Dempsey: Capacity Building Central to Syria Strategy
By Claudette Roulo
American Forces Press Service
WASHINGTON, Jun. 26, 2013 In an effort to help prevent the violence in Syria from spreading to its neighbors, the Defense Department is focusing on building partner capacity in the region, Army Gen. Martin E. Dempsey, the chairman of the Joint Chiefs of Staff, said today during a joint Pentagon news conference with Defense Secretary Chuck Hagel.

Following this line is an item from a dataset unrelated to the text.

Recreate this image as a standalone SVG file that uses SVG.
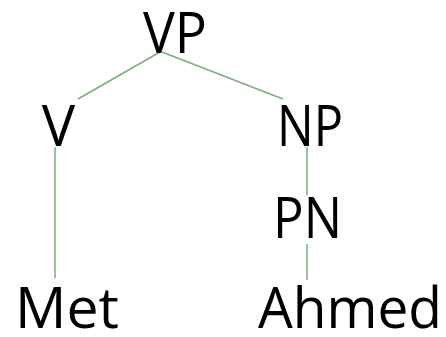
<svg xmlns="http://www.w3.org/2000/svg" width="446" height="337" viewBox="0 0 446 337">
<style>
.t{font-family:"Open Sans","Liberation Sans",sans-serif;font-size:56px;fill:#000;text-anchor:middle}
.e{stroke:#7aae7a;stroke-width:1.5;fill:none}
</style>
<rect width="446" height="337" fill="#fff"/>
<g id="edges">
<line class="e" x1="160" y1="52" x2="78" y2="99"/>
<line class="e" x1="162" y1="52" x2="283" y2="99"/>
<line class="e" x1="55" y1="147" x2="55" y2="278"/>
<line class="e" x1="307" y1="147" x2="307" y2="195"/>
<line class="e" x1="307" y1="244" x2="307" y2="280"/>
</g>
<g id="vp"><text class="t" x="175" y="53" textLength="64" lengthAdjust="spacingAndGlyphs">VP</text></g>
<g id="v"><text class="t" x="58.5" y="146">V</text></g>
<g id="np"><text class="t" x="310" y="146" textLength="66" lengthAdjust="spacingAndGlyphs">NP</text></g>
<g id="pn"><text class="t" x="307.5" y="238" textLength="69" lengthAdjust="spacingAndGlyphs">PN</text></g>
<g id="met"><text class="t" x="67" y="328" textLength="104" lengthAdjust="spacingAndGlyphs">Met</text></g>
<g id="ahmed"><text class="t" x="350" y="328" textLength="184" lengthAdjust="spacingAndGlyphs">Ahmed</text></g>
</svg>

Army Gen. Martin Dempsey, chairman of the Joint Chiefs of Staff, addresses reporters during a press conference at the Pentagon, June 26, 2013. Defense Secretary Chuck Hagel also participated, announcing that President Barack Obama has nominated Dempsey and Navy Adm. James A. Winnefeld Jr., vice chairman of the Joint Chiefs of Staff, to second terms. DOD photo by Erin A. Kirk-Cuomo
(Click photo for screen-resolution image);high-resolution image available.
“Militarily, what we're doing is assisting our partners in the region, the neighbors of Syria, to ensure that they're prepared to account for the potential spillover effects,” Dempsey said.
As part of these efforts, the U.S. will leave some Patriot missile batteries and some F-16 Fighting Falcon aircraft in Jordan and is working with its Iraqi counterparts, the Lebanese armed forces, and Turkey through NATO, the chairman said.
“And we've made a recommendation that, as we look at the challenges faced by the Lebanese armed forces, the Iraqi security forces with a re-emerging Al-Qaida in Iraq, and the Jordanians, that we would work with them to help them build additional capability,” he added.
The assistance would take the form of training teams or accelerated foreign military sales of equipment, the chairman said.
“This is about building their capability, not ours,” he added.
These actions are in addition to the recent decision to provide military aid to opponents of the Assad regime, Dempsey said.
The defense secretary acknowledged that delivering the military aid raises a number of challenges.
“The opposition represents many different groups,” Hagel said. “And we will always be and have to be assured that assistance we give to the Syrian military council gets to the right people, and that isn't a decision that can be answered quickly. It's a constant process of assessment.”
One option under consideration, a no-fly zone, would be difficult to impose, the chairman told reporters.
“My concern has been that ensuring that Syria's airplanes don't fly addresses about 10 percent of the problem, in terms of the casualties that are taken in Syria,” Dempsey said.
“The Syrian air defense system is sophisticated and it's dense,” he noted, adding that implementing a no-fly zone is essentially an act of war.
“I'd like to understand the plan to make peace before we start a war,” Dempsey said. But, he added, if the decision is made to impose a no-fly zone, “we’ll make it happen.”